TASK REQUIREMENTS -
Take the lines from the head of the listing through the one bearing "services = [2.5, 5.4, 9.8, 29.5, 52.7]" and copy them exactly, leaving every picture out.

** START **

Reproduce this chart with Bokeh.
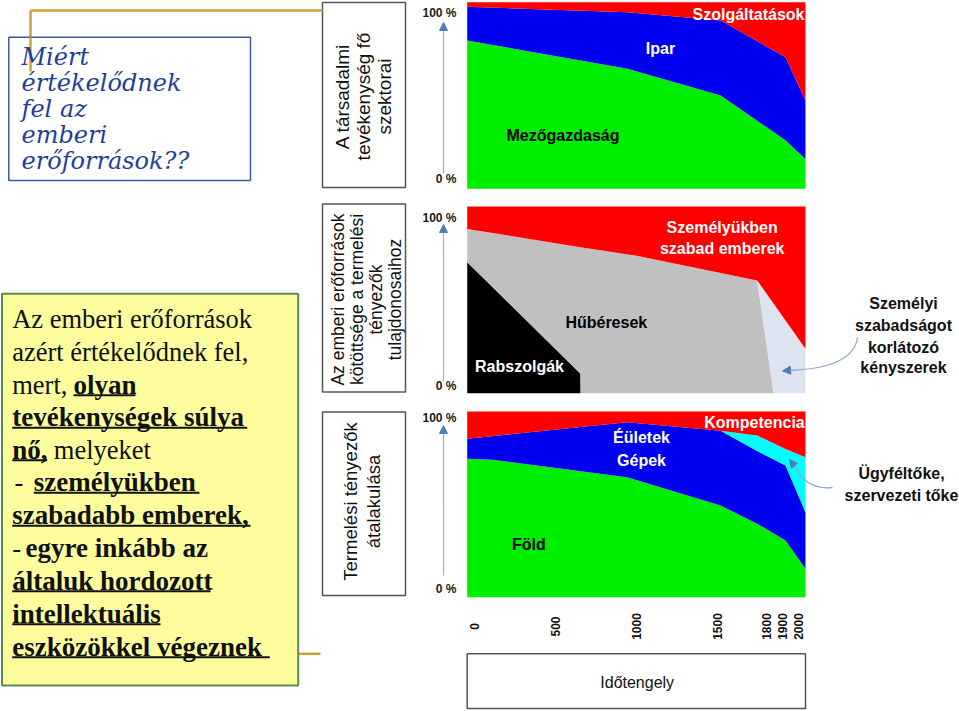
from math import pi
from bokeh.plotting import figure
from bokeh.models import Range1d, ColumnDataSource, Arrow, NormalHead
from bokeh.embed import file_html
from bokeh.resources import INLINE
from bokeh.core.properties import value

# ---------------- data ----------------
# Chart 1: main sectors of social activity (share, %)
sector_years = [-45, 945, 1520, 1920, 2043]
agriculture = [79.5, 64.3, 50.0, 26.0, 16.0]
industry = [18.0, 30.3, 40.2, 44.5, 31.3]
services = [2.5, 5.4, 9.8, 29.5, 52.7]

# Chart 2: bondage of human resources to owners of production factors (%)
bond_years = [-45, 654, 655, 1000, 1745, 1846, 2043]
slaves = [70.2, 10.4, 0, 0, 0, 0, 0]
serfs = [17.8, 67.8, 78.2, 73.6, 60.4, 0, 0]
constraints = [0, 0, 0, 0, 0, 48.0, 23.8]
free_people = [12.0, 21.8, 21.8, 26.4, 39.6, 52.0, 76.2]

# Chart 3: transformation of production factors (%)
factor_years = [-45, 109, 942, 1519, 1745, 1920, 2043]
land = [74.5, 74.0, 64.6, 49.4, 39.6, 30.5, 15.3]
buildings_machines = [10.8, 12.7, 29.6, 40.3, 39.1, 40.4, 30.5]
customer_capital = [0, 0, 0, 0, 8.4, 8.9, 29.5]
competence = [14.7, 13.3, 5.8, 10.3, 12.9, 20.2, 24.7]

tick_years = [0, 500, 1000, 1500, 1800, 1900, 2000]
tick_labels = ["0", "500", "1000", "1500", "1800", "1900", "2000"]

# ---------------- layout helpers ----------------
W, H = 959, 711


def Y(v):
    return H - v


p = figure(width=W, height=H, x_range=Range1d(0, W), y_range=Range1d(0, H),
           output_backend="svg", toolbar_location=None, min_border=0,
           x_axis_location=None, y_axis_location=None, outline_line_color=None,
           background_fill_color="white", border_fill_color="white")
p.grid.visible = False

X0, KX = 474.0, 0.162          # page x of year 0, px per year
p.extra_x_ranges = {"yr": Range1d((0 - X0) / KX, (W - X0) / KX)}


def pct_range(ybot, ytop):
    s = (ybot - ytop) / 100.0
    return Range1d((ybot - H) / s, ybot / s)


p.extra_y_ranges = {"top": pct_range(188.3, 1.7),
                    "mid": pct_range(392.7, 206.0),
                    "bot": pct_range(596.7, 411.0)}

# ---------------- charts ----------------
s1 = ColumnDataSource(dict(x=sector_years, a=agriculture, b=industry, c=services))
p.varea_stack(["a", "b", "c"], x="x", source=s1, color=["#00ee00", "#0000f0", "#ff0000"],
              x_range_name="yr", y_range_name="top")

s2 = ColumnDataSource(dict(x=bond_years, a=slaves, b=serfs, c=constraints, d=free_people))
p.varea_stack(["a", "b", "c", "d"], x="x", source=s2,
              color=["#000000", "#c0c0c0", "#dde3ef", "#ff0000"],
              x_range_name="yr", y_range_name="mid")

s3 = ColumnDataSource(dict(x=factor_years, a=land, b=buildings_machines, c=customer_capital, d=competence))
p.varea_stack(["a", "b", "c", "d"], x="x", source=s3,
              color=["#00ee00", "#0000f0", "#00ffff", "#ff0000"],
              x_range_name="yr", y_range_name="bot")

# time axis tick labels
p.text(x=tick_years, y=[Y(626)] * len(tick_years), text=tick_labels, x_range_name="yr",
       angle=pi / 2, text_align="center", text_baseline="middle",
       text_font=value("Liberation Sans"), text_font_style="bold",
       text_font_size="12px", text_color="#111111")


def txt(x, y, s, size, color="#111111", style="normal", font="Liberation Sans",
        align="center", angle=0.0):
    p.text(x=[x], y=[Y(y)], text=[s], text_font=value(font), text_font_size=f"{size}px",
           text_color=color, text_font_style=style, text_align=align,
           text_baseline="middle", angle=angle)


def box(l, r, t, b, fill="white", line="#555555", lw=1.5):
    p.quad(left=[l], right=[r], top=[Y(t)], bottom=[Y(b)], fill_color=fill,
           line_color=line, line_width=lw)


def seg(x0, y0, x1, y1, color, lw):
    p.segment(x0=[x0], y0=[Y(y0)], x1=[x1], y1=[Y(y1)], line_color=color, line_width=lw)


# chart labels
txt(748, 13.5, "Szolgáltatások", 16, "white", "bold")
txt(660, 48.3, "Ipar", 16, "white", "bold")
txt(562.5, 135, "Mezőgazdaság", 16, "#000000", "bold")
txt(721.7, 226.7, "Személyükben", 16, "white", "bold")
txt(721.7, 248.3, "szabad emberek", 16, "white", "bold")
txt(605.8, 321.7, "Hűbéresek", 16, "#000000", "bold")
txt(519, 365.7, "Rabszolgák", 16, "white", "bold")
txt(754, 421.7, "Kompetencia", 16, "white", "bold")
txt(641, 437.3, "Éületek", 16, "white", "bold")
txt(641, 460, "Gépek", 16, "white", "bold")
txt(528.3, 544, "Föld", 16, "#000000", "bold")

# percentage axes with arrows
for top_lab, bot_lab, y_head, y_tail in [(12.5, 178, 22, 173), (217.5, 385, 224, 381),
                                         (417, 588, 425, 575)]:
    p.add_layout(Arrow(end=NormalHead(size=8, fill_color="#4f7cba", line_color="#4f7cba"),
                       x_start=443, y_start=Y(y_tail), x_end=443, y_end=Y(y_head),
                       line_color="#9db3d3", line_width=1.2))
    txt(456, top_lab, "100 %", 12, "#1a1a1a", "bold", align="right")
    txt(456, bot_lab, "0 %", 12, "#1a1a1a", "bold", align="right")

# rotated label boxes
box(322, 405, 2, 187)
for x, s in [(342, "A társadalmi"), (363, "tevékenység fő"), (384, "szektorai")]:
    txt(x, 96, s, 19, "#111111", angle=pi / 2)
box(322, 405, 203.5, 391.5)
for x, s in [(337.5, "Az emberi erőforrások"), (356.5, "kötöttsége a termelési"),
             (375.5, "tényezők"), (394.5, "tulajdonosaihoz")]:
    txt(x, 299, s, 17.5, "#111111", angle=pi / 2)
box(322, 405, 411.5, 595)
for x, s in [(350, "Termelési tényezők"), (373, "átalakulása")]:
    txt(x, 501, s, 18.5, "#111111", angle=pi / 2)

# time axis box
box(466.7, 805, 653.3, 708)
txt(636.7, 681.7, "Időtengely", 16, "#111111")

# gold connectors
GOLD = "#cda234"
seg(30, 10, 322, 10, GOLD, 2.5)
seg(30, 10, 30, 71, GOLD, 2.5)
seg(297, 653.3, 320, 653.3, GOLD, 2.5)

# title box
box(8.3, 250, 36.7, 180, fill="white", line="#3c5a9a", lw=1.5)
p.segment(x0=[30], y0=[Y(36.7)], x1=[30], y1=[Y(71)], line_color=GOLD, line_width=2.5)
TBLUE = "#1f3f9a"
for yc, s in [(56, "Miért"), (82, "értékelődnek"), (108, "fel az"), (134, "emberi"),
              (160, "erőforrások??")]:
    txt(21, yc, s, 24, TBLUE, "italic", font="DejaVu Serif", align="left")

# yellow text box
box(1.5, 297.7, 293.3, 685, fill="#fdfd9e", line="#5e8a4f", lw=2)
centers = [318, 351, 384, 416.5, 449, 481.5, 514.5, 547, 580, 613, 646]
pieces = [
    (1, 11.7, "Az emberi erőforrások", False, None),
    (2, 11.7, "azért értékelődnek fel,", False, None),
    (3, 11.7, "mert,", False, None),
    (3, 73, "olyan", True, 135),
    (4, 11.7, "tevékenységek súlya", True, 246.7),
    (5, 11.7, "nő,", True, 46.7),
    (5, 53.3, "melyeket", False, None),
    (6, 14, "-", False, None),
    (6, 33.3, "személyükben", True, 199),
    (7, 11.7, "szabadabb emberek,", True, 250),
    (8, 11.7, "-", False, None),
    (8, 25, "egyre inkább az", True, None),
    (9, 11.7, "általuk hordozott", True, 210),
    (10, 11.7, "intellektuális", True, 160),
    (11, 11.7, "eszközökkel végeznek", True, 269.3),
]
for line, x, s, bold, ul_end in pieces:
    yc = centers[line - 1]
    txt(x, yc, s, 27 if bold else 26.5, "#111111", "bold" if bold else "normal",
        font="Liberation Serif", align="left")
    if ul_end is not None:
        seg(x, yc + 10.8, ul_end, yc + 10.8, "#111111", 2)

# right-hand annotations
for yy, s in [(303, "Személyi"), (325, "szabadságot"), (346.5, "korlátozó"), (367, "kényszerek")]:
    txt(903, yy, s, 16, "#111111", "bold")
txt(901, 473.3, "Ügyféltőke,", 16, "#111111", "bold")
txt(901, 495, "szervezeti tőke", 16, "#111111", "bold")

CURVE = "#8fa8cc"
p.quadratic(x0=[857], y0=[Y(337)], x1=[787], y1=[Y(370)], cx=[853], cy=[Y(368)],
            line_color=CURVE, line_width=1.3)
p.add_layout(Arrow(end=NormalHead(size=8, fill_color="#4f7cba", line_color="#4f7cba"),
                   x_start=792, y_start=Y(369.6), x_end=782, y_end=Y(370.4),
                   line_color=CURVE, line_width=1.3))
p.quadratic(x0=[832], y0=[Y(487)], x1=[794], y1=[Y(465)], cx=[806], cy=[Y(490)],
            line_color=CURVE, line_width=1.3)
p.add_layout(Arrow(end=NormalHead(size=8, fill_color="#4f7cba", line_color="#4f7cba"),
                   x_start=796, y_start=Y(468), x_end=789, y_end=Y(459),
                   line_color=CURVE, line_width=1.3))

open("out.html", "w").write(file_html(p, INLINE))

** END **

OUTPUT -
Reproduce this chart with Bokeh.
from math import pi
from bokeh.plotting import figure
from bokeh.models import Range1d, ColumnDataSource, Arrow, NormalHead
from bokeh.embed import file_html
from bokeh.resources import INLINE
from bokeh.core.properties import value

# ---------------- data ----------------
# Chart 1: main sectors of social activity (share, %)
sector_years = [-45, 945, 1520, 1920, 2043]
agriculture = [79.5, 64.3, 50.0, 26.0, 16.0]
industry = [18.0, 30.3, 40.2, 44.5, 31.3]
services = [2.5, 5.4, 9.8, 29.5, 52.7]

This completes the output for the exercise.